First, it makes 100% bonus depreciation permanent, giving breeders and owners extra tax relief. Second, it limits how much gambling losses bettors can deduct, cutting their write-offs to 90% of losses starting in January 2026.
These moves aim to support the horse business but may squeeze professional and casual horseplayers alike.
Benefits for Breeders and Owners
The most celebrated provision makes the 100% bonus depreciation from the 2017 tax law permanent. Under this rule, horse farms and breeders can immediately deduct the full cost of yearlings, equipment, and stable improvements in the year they buy them. This change:
- Gives greater financial certainty to small farms and large breeding operations.
- Frees up capital for reinvestment in bloodstock, training facilities, and farm upgrades.
- Encourages long-term planning, since ranchers can count on the tax break staying in place.
Kentucky leaders like U.S. Rep. Andy Barr and racing groups such as the NTRA call this a game-changer. They say it will help keep the Bluegrass State at the forefront of global Thoroughbred breeding.
Keeneland’s president also praised the move, noting it will boost auctions and racetrack investments.

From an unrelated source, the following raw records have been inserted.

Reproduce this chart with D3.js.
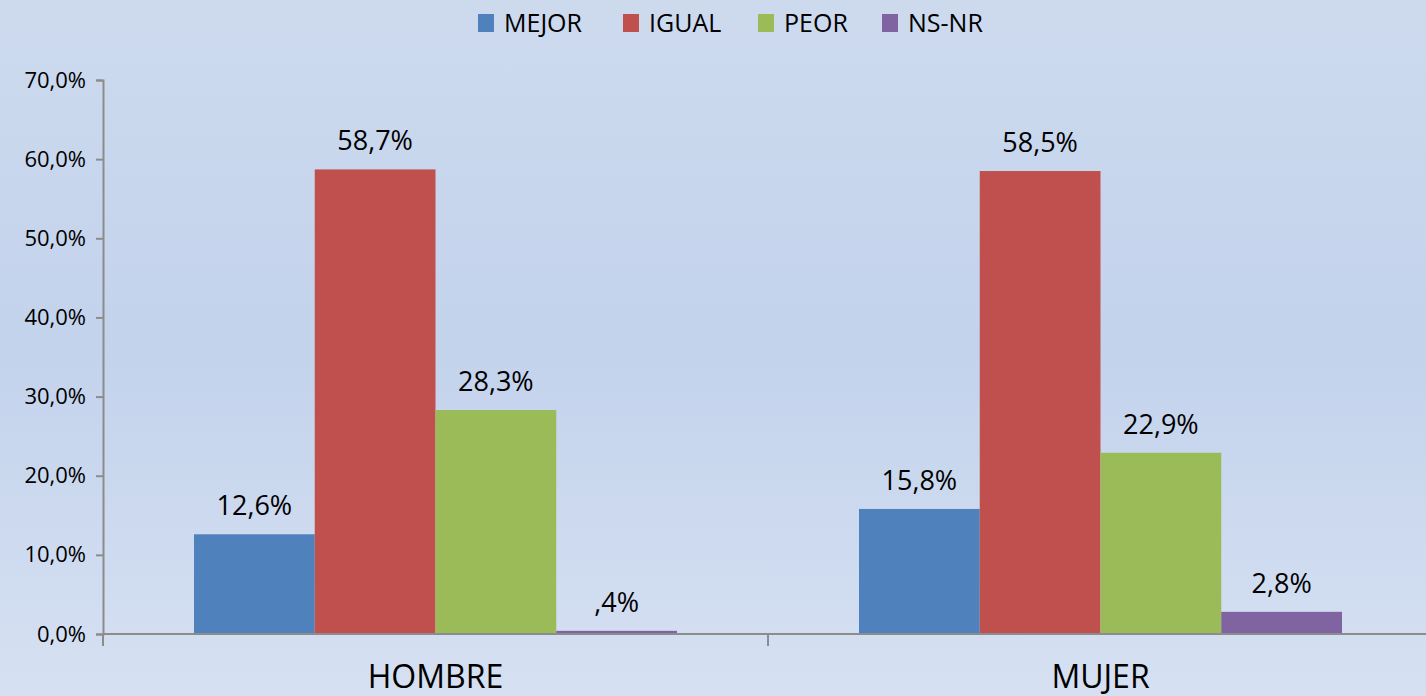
<!DOCTYPE html>
<html>
<head>
<meta charset="utf-8">
<script src="https://cdn.jsdelivr.net/npm/d3@7"></script>
<style>
  body { margin: 0; }
  svg { display: block; font-family: "Open Sans", sans-serif; }
</style>
</head>
<body>
<div id="chart"></div>
<script>
const categories = ["HOMBRE", "MUJER"];
const seriesNames = ["MEJOR", "IGUAL", "PEOR", "NS-NR"];
const seriesColors = ["#4f81bd", "#c0504d", "#9bbb59", "#8064a2"];
const mejor = [12.6, 15.8];
const igual = [58.7, 58.5];
const peor = [28.3, 22.9];
const nsnr = [0.4, 2.8];
const yTicks = [0, 10, 20, 30, 40, 50, 60, 70];

const values = [mejor, igual, peor, nsnr];
const data = categories.map((c, i) => ({
  cat: c,
  vals: seriesNames.map((s, j) => ({ key: s, value: values[j][i], color: seriesColors[j] }))
}));

const W = 1426, H = 696;
const plot = { left: 103, right: 1433, top: 80, bottom: 634 };

const svg = d3.select("#chart").append("svg")
  .attr("width", W)
  .attr("height", H);

// background gradient
const grad = svg.append("defs").append("linearGradient")
  .attr("id", "bg").attr("x1", 0).attr("y1", 0).attr("x2", 0).attr("y2", 1);
grad.append("stop").attr("offset", "0%").attr("stop-color", "#cddaee");
grad.append("stop").attr("offset", "50%").attr("stop-color", "#c3d3ec");
grad.append("stop").attr("offset", "100%").attr("stop-color", "#d6e0f2");
svg.append("rect").attr("width", W).attr("height", H).attr("fill", "url(#bg)");

const fmtNum = v => d3.format(".1f")(v).replace(".", ",");
const fmtLabel = v => {
  let s = fmtNum(v);
  if (s.startsWith("0,")) s = s.slice(1);
  return s + "%";
};

const x0 = d3.scaleBand().domain(categories).range([plot.left, plot.right]);
const x1 = d3.scaleBand().domain(seriesNames).range([91, x0.bandwidth() - 91]);
const y = d3.scaleLinear().domain([0, 70]).range([plot.bottom, plot.top]);

// bars
const groups = svg.selectAll(".grp")
  .data(data)
  .enter().append("g")
  .attr("class", "grp")
  .attr("transform", d => "translate(" + x0(d.cat) + ",0)");

groups.selectAll("rect")
  .data(d => d.vals)
  .enter().append("rect")
  .attr("x", d => x1(d.key))
  .attr("width", x1.bandwidth())
  .attr("y", d => y(d.value))
  .attr("height", d => y(0) - y(d.value))
  .attr("fill", d => d.color);

groups.selectAll("text")
  .data(d => d.vals)
  .enter().append("text")
  .attr("x", d => x1(d.key) + x1.bandwidth() / 2)
  .attr("y", d => y(d.value) - 19)
  .attr("text-anchor", "middle")
  .style("font-size", "27px")
  .style("fill", "#000")
  .text(d => fmtLabel(d.value));

// y axis
const yAxis = d3.axisLeft(y)
  .tickValues(yTicks)
  .tickSize(7)
  .tickPadding(10)
  .tickFormat(d => fmtNum(d) + "%");

svg.append("g")
  .attr("transform", "translate(" + plot.left + ",0)")
  .call(yAxis)
  .call(g => g.selectAll("line, path").attr("stroke", "#8c8c8c").attr("stroke-width", 2))
  .call(g => g.selectAll("text").style("font-size", "22px").style("fill", "#000").attr("font-family", "Open Sans"));

// x axis
const xAxis = d3.axisBottom(x0)
  .tickSize(0)
  .tickPadding(31);

svg.append("g")
  .attr("transform", "translate(0," + plot.bottom + ")")
  .call(xAxis)
  .call(g => g.select(".domain").attr("stroke", "#8c8c8c").attr("stroke-width", 2).attr("d", "M" + plot.left + ",0H" + plot.right))
  .call(g => g.selectAll("text").style("font-size", "32px").style("fill", "#000").attr("font-family", "Open Sans"));

// category boundary ticks
svg.append("g").selectAll("line")
  .data(categories.map(c => x0(c)).concat([plot.right]))
  .enter().append("line")
  .attr("x1", d => d).attr("x2", d => d)
  .attr("y1", plot.bottom).attr("y2", plot.bottom + 12)
  .attr("stroke", "#8c8c8c").attr("stroke-width", 2);

// legend
const legendX = [478, 623, 758, 882];
const legend = svg.append("g").selectAll("g")
  .data(seriesNames)
  .enter().append("g")
  .attr("transform", (d, i) => "translate(" + legendX[i] + ",14)");
legend.append("rect")
  .attr("width", 16).attr("height", 18)
  .attr("fill", (d, i) => seriesColors[i]);
legend.append("text")
  .attr("x", 26).attr("y", 18)
  .style("font-size", "25px")
  .text(d => d);
</script>
</body>
</html>
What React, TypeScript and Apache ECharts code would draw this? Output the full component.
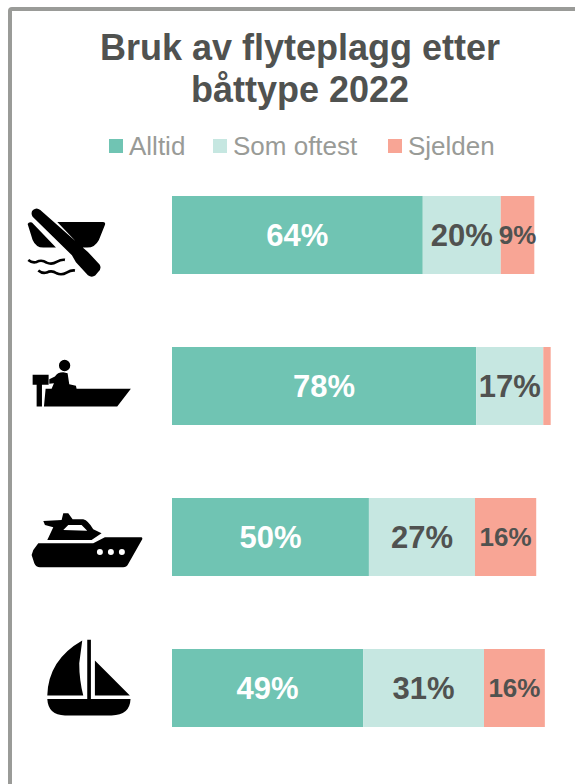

Challenges for Horseplayers and Bettors
On the flip side, the bill amends federal tax law to cap gambling loss deductions at 90% of annual losses. Today, bettors can deduct losses dollar-for-dollar against winnings. Starting January 1, 2026, even if a player breaks even on bets, they’ll face a 10% tax on gross winnings.
Key impacts include:
- Professional bettors may see higher tax bills, making betting less profitable.
- Casual horseplayers could owe taxes in losing years, reducing disposable income.
- Casinos, sportsbooks, and racetracks might adjust odds or handle wagers differently.
Industry consultants warn this provision could change betting behavior. Some bettors say they might bet less or move to states with friendlier tax rules. Horse racing venues, which share revenue with bettors through pari-mutuel pools, may also feel the pinch if betting activity slows.
Looking Ahead
While breeders celebrate a bright future, horseplayers are bracing for a tougher tax season. Groups like the American Gaming Association are already pushing Congress for a fix, proposing a “Fair Bet Act” to restore full deductions.
Kentucky’s lawmakers may team up to seek a bipartisan solution before the change takes effect. In the meantime, owners, trainers, and bettors will adjust contracts, budgets, and betting strategies to the new tax realities.
Ultimately, Trump’s Big Beautiful Bill aims to balance support for agriculture with revenue needs from gambling taxes. Its real-world effects will unfold over the next year, as the Thoroughbred community adapts to both the permanent depreciation and the new gambling limits. Kentucky’s racing heart beats on, but the game has definitely changed.